## What you will do
Gather all lines in the entries below that include the word "this".

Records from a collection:
────────

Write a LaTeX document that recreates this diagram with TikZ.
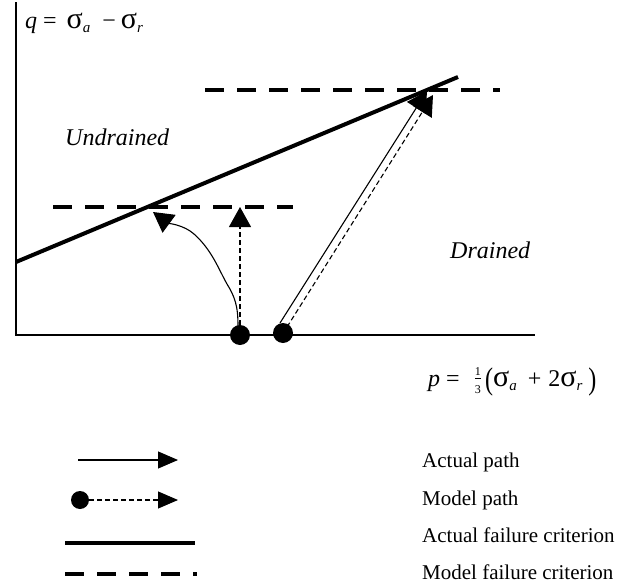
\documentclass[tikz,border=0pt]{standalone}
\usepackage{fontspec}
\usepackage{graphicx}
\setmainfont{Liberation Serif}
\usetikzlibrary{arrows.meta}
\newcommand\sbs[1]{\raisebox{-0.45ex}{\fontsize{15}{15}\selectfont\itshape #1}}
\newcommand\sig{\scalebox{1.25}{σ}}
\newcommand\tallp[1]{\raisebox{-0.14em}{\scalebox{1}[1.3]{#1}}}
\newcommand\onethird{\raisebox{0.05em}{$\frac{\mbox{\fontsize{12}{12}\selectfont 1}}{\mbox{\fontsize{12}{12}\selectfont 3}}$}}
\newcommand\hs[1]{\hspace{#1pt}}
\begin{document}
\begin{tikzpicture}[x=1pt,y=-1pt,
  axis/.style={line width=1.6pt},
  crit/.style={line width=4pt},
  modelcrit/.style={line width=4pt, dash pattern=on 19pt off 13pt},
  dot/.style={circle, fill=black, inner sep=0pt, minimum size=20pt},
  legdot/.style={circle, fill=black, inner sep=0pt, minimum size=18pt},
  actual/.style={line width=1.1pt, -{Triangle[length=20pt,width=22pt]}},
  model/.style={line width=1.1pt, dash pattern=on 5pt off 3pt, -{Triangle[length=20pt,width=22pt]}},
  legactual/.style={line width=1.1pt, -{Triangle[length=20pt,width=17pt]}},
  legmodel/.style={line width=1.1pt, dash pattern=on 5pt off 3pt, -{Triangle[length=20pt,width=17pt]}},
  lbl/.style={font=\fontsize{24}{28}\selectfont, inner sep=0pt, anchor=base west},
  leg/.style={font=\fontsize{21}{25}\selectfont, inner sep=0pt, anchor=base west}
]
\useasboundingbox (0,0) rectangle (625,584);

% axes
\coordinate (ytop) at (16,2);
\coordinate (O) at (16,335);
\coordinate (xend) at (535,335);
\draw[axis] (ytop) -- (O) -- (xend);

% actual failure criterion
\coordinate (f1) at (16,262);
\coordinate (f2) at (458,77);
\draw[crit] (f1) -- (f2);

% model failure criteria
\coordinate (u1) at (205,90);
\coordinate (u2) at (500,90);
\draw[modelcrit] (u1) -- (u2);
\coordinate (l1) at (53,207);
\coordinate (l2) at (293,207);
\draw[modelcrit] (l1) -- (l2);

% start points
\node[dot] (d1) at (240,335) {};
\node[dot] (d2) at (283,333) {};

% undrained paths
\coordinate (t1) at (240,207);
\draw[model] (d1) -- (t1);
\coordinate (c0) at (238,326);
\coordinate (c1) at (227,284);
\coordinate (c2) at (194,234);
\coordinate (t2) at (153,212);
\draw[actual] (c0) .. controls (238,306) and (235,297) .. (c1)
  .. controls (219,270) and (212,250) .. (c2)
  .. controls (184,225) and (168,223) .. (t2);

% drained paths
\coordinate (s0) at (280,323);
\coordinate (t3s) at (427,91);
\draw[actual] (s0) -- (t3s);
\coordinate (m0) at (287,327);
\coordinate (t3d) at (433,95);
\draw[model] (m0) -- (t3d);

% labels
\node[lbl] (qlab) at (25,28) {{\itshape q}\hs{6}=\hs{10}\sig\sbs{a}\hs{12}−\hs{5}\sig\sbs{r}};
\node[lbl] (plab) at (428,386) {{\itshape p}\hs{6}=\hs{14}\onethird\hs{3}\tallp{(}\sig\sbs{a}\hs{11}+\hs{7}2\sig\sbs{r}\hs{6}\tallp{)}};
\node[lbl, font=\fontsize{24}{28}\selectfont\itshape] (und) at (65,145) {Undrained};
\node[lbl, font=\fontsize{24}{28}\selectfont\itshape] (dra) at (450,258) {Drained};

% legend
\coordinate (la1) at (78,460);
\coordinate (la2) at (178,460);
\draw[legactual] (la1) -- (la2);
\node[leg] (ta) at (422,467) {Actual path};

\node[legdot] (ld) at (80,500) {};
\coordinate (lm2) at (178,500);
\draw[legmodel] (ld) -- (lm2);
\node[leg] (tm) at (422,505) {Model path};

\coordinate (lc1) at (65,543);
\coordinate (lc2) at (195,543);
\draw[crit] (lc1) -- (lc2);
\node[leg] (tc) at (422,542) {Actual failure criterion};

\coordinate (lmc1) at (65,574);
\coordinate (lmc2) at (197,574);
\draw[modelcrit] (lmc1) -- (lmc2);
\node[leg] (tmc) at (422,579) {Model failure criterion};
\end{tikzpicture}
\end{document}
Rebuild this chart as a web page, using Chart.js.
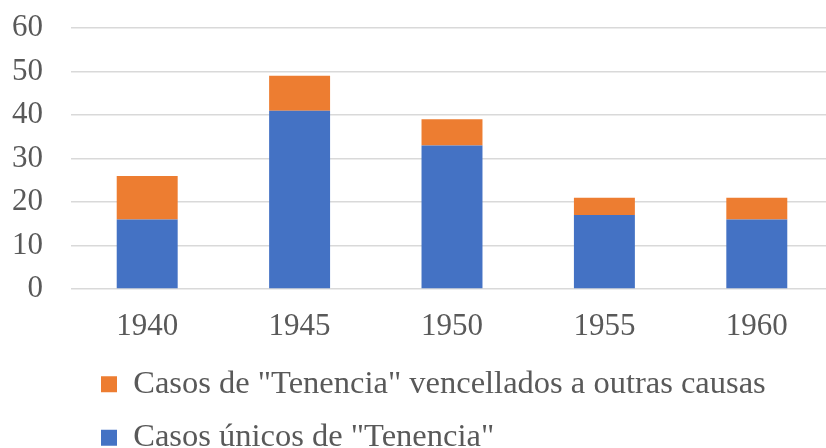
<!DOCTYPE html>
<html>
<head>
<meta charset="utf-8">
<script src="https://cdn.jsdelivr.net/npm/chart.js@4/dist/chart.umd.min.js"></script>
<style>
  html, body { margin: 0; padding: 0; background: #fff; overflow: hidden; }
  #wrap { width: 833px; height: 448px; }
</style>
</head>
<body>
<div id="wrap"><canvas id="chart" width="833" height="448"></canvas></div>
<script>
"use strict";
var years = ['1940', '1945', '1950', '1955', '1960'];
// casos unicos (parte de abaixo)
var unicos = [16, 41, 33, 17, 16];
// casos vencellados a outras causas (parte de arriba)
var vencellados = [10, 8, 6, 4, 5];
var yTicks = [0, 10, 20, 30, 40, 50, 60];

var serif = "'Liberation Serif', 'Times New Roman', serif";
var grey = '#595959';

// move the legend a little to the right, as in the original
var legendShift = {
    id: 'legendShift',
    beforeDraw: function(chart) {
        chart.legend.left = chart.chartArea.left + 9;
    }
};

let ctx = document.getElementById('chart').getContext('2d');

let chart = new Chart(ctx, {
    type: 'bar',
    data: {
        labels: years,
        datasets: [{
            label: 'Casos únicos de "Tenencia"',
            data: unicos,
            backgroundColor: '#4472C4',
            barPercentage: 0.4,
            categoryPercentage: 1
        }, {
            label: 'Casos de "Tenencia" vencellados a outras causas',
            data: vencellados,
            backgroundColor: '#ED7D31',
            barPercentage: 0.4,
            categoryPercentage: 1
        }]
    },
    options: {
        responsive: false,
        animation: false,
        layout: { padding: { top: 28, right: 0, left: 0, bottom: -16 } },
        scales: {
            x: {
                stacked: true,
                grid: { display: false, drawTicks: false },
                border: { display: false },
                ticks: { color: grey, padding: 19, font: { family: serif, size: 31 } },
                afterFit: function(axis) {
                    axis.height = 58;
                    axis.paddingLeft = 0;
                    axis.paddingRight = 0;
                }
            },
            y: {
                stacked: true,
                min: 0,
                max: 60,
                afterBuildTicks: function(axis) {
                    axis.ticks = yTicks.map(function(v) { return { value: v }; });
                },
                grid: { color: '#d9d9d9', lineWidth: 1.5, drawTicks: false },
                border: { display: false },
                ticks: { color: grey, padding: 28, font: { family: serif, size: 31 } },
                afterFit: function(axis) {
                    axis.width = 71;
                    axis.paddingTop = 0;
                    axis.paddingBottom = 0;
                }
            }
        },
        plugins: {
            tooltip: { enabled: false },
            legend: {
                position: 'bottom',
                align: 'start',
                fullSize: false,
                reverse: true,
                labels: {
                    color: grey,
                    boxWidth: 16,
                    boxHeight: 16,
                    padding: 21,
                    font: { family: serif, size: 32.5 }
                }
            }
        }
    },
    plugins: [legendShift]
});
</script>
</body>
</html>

────────

## The result
Write a LaTeX document that recreates this diagram with TikZ.
Rebuild this chart as a web page, using Chart.js.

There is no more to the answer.